** start Data to use **

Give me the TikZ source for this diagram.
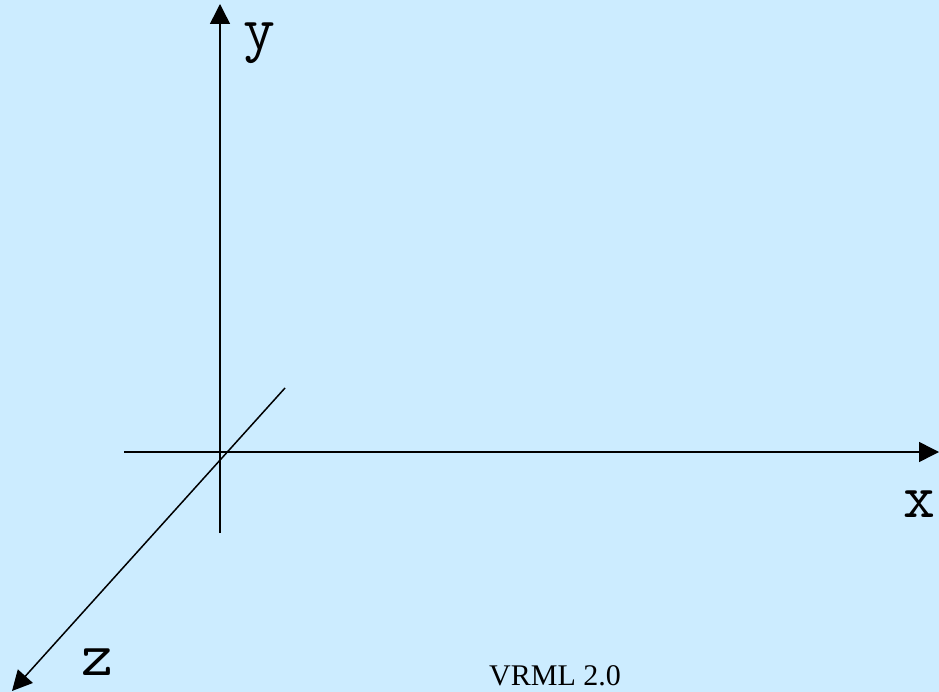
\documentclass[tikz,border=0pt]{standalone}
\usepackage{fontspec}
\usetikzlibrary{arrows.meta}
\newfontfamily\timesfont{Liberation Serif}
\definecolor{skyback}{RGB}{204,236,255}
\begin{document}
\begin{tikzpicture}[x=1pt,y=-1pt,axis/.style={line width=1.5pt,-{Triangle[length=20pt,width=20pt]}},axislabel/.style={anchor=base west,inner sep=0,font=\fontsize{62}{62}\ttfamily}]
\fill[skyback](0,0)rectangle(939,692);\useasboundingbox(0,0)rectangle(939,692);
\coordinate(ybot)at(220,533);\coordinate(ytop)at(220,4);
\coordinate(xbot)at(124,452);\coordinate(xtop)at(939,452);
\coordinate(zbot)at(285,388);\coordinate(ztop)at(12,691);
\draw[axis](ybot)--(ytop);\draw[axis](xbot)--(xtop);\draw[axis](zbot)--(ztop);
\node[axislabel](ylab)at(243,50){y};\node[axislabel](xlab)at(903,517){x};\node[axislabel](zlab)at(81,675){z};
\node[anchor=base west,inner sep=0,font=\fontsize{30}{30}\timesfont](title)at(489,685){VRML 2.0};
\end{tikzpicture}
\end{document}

** end Data to use **
** start Data to use **

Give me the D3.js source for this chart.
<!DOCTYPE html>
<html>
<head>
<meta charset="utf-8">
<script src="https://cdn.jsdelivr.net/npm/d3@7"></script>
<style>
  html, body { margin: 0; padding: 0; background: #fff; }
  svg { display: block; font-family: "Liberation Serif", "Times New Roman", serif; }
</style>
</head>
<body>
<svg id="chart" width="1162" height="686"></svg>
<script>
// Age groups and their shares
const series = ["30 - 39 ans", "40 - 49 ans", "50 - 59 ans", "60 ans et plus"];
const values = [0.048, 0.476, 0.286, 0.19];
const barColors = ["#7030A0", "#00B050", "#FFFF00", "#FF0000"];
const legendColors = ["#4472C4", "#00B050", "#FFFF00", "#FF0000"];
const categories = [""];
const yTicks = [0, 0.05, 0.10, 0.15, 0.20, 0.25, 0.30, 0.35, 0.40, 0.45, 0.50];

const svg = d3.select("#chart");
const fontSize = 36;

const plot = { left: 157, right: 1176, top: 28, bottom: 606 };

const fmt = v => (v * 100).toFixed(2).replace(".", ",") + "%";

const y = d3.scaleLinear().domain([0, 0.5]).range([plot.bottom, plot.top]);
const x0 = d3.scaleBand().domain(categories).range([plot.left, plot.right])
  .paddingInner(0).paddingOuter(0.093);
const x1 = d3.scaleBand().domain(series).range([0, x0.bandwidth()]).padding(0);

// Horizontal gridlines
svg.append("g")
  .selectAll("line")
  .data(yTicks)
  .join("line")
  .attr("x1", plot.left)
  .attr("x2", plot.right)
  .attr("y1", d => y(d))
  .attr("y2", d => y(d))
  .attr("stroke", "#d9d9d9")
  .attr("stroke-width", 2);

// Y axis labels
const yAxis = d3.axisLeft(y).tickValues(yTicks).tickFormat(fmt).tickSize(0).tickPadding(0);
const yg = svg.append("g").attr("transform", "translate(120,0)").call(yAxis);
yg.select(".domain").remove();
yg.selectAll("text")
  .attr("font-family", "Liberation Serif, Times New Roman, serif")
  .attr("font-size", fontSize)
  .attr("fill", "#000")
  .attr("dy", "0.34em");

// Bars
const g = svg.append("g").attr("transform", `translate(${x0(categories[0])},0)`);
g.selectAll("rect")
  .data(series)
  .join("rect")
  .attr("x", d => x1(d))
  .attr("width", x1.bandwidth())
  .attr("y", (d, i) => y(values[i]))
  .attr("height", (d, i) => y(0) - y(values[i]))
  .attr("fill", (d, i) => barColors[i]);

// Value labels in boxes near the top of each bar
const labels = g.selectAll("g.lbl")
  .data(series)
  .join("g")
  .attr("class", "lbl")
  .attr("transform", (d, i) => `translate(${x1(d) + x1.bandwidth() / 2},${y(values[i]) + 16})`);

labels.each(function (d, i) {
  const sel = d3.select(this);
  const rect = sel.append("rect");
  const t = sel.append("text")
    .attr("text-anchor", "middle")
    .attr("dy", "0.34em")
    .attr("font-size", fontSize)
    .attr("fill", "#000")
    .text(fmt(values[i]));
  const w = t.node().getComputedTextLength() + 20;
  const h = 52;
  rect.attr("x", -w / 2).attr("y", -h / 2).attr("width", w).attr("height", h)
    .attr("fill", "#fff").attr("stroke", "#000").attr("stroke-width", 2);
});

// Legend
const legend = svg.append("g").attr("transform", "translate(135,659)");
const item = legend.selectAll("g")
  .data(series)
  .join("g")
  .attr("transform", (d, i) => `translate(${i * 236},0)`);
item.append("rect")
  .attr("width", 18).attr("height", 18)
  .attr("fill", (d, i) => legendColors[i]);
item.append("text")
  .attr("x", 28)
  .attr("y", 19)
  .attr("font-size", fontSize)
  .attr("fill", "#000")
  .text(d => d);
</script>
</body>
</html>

** end Data to use **
** start Data to use **

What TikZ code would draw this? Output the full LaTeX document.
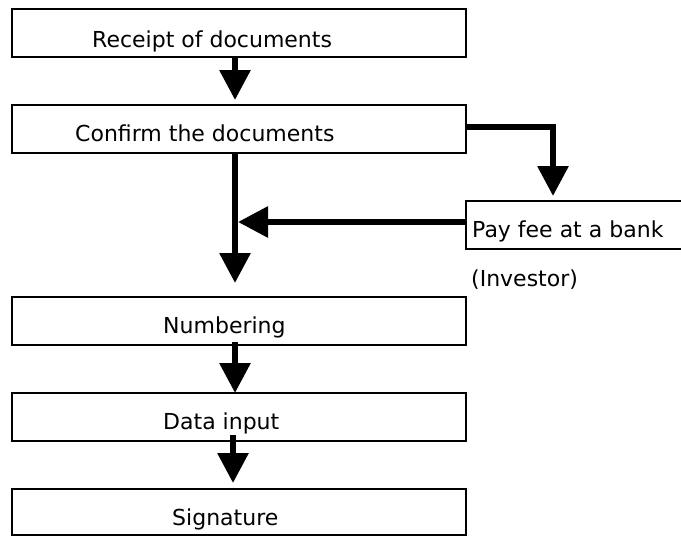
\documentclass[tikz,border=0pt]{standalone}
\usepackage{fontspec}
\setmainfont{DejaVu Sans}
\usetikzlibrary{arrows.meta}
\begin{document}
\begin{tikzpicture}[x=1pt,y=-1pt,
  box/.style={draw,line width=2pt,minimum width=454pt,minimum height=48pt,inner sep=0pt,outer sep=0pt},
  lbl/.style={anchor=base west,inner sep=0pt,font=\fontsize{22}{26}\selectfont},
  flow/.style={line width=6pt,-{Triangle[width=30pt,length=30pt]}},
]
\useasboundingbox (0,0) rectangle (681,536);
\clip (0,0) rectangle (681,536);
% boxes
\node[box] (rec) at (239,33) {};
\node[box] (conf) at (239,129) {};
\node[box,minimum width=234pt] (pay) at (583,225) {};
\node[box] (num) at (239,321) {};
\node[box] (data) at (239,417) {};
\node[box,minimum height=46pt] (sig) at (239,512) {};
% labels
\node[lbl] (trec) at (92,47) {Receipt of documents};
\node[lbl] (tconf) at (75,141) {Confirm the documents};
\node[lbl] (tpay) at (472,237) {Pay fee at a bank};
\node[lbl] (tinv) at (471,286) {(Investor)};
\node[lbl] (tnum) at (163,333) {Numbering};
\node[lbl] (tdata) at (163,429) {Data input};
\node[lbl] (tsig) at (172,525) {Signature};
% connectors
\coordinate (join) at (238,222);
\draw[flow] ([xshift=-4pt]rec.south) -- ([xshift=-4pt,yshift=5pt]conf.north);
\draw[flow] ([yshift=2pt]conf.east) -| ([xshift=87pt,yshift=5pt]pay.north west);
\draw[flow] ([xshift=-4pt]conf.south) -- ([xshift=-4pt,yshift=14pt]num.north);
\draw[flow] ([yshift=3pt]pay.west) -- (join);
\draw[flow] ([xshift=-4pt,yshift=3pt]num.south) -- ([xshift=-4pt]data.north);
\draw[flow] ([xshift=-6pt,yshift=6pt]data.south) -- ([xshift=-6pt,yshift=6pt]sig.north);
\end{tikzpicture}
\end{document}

** end Data to use **

### Exercise aim:
From the listing above, copy all lines holding the word "this".

### Written solution:
Give me the TikZ source for this diagram.
Give me the D3.js source for this chart.
  const sel = d3.select(this);
What TikZ code would draw this? Output the full LaTeX document.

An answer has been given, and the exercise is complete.